Copy the records below exactly, starting at the line that contains "Emit a single-file" and ending at the line that contains "- Workflow Improvements</text>"; leave out any pictures.

======

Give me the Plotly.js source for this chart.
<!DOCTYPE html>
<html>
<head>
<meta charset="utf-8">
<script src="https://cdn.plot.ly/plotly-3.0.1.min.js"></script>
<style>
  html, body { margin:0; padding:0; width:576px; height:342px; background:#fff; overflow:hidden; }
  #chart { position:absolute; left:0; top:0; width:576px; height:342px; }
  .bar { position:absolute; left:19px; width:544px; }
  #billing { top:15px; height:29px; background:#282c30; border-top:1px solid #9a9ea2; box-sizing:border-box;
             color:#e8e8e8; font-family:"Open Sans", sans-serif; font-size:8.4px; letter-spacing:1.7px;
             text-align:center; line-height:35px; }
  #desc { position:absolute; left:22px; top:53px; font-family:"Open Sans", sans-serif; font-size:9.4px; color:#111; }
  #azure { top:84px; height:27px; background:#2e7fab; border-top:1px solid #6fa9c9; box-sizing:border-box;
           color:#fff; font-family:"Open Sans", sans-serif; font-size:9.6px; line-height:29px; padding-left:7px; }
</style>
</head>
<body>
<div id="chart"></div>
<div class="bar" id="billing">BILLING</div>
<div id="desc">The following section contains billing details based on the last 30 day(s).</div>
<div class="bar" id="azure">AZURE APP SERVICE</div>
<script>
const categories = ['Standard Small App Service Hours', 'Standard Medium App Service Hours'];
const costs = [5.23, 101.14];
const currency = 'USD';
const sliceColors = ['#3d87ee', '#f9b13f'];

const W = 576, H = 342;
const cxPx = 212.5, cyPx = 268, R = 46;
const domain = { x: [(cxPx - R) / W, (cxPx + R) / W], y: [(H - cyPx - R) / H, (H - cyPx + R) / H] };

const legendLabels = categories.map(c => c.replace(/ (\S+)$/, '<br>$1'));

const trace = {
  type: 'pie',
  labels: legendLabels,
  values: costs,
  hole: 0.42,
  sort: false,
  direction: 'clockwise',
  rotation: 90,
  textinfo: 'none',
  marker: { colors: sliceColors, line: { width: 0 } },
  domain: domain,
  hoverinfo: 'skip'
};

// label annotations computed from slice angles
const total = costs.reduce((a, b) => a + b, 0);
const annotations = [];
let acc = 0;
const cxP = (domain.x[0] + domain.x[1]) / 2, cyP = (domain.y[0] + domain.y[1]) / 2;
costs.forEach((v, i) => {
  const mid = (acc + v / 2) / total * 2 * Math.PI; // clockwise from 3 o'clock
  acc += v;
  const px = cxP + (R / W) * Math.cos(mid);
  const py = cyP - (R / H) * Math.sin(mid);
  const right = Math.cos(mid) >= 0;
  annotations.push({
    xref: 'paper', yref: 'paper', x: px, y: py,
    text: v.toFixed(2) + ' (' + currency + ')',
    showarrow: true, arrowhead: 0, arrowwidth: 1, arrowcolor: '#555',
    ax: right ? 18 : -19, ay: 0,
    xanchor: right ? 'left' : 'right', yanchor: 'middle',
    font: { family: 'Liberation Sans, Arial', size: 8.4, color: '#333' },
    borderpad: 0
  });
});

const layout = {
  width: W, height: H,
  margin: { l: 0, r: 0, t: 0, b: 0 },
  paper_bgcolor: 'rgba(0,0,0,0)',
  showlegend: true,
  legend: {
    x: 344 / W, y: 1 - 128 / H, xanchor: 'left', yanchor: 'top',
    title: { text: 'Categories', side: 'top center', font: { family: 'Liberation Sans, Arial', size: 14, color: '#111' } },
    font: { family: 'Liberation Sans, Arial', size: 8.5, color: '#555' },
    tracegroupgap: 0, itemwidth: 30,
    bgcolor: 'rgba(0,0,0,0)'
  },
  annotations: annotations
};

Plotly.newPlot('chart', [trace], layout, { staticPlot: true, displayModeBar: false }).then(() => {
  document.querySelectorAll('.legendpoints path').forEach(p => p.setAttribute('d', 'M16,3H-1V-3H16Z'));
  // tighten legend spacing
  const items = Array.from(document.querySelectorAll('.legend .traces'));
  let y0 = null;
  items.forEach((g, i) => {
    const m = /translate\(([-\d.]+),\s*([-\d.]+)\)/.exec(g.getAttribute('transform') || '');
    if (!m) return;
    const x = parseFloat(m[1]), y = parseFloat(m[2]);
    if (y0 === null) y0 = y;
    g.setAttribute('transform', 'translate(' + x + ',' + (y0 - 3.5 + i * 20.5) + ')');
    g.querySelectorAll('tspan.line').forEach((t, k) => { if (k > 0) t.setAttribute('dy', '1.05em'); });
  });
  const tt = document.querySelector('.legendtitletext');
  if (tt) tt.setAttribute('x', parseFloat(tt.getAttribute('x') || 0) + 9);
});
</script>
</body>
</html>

======

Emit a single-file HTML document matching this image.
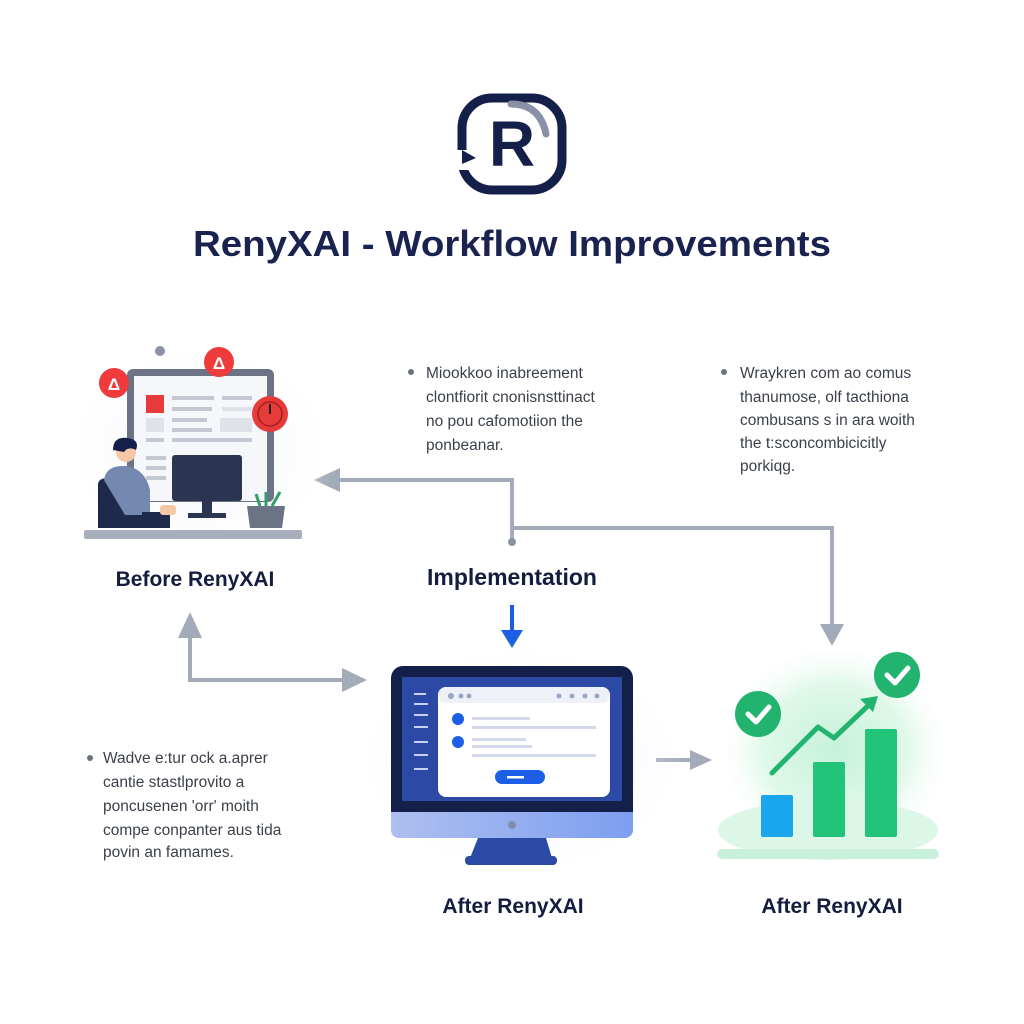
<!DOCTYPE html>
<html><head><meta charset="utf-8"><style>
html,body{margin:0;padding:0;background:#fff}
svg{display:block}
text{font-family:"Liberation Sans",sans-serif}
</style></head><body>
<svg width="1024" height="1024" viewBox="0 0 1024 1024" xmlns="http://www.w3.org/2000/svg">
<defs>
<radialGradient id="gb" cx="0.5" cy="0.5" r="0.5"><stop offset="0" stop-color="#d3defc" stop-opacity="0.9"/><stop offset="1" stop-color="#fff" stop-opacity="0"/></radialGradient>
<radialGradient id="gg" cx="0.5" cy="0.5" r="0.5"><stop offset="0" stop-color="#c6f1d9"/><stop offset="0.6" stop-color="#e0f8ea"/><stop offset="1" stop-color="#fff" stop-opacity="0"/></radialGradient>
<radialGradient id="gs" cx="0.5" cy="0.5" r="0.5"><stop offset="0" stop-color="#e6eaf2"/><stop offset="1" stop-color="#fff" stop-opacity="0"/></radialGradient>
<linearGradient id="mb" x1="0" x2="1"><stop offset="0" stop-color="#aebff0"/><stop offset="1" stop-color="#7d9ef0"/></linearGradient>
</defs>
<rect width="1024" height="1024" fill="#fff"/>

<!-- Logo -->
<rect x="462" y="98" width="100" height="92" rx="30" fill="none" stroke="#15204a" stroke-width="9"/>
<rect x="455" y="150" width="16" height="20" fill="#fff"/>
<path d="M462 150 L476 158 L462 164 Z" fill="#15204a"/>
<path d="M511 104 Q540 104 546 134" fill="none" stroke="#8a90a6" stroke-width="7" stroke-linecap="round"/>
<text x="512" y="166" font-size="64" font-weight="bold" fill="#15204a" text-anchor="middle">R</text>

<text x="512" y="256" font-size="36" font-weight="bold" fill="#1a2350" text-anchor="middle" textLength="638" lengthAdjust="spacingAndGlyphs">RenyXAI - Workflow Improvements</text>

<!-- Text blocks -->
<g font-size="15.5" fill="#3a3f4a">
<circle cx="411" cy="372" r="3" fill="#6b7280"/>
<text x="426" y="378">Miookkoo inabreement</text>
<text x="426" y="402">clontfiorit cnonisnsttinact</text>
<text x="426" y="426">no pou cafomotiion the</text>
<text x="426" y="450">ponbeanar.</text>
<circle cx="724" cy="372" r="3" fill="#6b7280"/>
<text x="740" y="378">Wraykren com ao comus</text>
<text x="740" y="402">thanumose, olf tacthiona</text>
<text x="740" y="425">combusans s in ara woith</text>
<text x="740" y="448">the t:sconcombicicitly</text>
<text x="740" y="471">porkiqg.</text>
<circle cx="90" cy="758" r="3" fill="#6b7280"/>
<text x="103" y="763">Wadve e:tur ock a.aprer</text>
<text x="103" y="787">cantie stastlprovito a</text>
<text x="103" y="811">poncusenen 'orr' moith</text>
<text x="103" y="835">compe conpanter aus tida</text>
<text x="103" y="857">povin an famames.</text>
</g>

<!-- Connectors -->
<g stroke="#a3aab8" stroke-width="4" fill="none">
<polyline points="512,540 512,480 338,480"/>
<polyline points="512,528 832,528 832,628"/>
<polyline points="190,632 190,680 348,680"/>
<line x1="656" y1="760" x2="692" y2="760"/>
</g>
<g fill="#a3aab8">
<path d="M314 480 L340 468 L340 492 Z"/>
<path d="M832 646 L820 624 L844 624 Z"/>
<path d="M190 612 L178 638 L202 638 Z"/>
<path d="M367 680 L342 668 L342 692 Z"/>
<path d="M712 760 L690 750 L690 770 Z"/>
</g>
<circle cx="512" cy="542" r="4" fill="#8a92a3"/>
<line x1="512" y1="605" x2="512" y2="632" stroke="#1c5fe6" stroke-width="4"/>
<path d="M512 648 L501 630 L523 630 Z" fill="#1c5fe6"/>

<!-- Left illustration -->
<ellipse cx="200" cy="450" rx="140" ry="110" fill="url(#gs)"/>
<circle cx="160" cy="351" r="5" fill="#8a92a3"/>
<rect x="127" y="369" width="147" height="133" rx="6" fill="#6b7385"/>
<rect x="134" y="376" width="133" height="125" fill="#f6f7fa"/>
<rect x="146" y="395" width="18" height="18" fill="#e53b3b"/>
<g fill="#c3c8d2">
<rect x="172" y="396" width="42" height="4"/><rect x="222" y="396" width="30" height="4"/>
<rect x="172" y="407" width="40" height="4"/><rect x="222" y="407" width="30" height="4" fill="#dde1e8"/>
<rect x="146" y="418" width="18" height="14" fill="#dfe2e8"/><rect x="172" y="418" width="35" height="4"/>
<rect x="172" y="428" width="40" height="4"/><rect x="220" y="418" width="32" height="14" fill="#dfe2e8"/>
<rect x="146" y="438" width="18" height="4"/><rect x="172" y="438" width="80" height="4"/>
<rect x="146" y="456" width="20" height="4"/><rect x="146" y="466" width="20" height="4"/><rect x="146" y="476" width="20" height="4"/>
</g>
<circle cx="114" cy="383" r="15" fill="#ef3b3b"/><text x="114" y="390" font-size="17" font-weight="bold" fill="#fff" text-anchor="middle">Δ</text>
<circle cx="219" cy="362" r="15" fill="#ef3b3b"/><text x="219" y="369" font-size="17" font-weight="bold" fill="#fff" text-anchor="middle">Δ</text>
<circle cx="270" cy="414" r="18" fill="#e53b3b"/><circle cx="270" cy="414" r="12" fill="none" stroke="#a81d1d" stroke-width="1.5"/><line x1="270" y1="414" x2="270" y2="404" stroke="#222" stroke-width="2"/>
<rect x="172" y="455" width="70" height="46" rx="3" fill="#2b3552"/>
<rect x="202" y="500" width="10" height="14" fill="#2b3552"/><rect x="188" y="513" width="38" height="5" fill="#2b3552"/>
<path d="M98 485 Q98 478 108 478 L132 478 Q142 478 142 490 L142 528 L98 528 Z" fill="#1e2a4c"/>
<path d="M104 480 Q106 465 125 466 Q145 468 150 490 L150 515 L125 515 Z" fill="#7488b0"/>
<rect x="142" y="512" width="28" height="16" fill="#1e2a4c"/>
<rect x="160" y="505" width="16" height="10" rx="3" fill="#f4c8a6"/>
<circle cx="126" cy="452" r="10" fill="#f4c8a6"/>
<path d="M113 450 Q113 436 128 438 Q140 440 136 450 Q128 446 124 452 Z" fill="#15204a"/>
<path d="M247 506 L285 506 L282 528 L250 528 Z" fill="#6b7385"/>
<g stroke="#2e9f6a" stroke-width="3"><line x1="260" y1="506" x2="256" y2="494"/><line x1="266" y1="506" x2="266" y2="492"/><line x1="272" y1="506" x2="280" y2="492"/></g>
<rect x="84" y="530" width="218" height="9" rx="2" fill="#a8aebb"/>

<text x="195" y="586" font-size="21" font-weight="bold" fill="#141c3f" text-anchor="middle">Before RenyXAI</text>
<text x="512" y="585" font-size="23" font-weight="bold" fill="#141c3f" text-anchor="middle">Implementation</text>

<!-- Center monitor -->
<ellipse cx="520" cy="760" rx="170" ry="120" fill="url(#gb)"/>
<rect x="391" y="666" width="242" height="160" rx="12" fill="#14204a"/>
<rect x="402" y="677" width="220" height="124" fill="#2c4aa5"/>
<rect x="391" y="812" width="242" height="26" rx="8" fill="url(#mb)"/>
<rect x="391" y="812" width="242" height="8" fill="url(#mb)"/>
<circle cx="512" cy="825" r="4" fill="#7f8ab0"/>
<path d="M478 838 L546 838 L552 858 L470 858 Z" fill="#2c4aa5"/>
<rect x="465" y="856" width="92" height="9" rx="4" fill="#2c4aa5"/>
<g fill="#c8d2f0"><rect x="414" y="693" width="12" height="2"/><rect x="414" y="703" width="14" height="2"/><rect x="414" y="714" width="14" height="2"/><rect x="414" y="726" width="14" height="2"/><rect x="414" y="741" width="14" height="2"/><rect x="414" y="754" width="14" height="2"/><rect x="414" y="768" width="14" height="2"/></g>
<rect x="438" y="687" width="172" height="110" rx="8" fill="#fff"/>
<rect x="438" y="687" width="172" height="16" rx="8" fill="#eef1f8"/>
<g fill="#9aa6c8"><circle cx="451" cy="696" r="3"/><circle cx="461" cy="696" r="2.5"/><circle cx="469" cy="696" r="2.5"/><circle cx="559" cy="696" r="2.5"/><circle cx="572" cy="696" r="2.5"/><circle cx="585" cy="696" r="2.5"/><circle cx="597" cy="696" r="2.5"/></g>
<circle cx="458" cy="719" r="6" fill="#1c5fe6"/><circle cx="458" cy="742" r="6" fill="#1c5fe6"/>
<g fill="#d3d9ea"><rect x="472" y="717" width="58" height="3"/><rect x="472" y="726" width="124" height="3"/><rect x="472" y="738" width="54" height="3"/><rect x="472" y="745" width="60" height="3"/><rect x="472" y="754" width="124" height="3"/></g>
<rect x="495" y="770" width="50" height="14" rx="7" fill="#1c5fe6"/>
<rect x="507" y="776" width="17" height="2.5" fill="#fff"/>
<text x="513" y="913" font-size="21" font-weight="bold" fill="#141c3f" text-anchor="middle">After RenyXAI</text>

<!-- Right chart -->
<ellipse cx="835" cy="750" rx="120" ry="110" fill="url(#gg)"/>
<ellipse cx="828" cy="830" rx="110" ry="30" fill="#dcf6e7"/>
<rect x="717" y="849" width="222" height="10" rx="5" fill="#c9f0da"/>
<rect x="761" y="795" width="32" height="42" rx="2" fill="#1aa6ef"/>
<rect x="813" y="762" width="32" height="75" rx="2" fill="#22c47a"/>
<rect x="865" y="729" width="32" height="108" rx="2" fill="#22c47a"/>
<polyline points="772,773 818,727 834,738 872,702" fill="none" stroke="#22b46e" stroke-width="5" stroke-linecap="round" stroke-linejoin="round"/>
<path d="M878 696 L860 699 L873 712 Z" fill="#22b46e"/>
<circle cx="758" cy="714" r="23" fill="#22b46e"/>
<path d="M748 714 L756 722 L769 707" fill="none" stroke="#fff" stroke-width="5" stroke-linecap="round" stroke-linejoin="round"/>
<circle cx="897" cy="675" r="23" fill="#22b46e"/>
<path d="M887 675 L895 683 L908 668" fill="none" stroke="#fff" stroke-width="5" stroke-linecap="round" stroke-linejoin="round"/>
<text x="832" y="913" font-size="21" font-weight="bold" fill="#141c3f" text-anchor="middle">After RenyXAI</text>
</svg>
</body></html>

======

◆ The output:
Emit a single-file HTML document matching this image.
<!DOCTYPE html>
<html><head><meta charset="utf-8"><style>
html,body{margin:0;padding:0;background:#fff}
svg{display:block}
text{font-family:"Liberation Sans",sans-serif}
</style></head><body>
<svg width="1024" height="1024" viewBox="0 0 1024 1024" xmlns="http://www.w3.org/2000/svg">
<defs>
<radialGradient id="gb" cx="0.5" cy="0.5" r="0.5"><stop offset="0" stop-color="#d3defc" stop-opacity="0.9"/><stop offset="1" stop-color="#fff" stop-opacity="0"/></radialGradient>
<radialGradient id="gg" cx="0.5" cy="0.5" r="0.5"><stop offset="0" stop-color="#c6f1d9"/><stop offset="0.6" stop-color="#e0f8ea"/><stop offset="1" stop-color="#fff" stop-opacity="0"/></radialGradient>
<radialGradient id="gs" cx="0.5" cy="0.5" r="0.5"><stop offset="0" stop-color="#e6eaf2"/><stop offset="1" stop-color="#fff" stop-opacity="0"/></radialGradient>
<linearGradient id="mb" x1="0" x2="1"><stop offset="0" stop-color="#aebff0"/><stop offset="1" stop-color="#7d9ef0"/></linearGradient>
</defs>
<rect width="1024" height="1024" fill="#fff"/>

<!-- Logo -->
<rect x="462" y="98" width="100" height="92" rx="30" fill="none" stroke="#15204a" stroke-width="9"/>
<rect x="455" y="150" width="16" height="20" fill="#fff"/>
<path d="M462 150 L476 158 L462 164 Z" fill="#15204a"/>
<path d="M511 104 Q540 104 546 134" fill="none" stroke="#8a90a6" stroke-width="7" stroke-linecap="round"/>
<text x="512" y="166" font-size="64" font-weight="bold" fill="#15204a" text-anchor="middle">R</text>

<text x="512" y="256" font-size="36" font-weight="bold" fill="#1a2350" text-anchor="middle" textLength="638" lengthAdjust="spacingAndGlyphs">RenyXAI - Workflow Improvements</text>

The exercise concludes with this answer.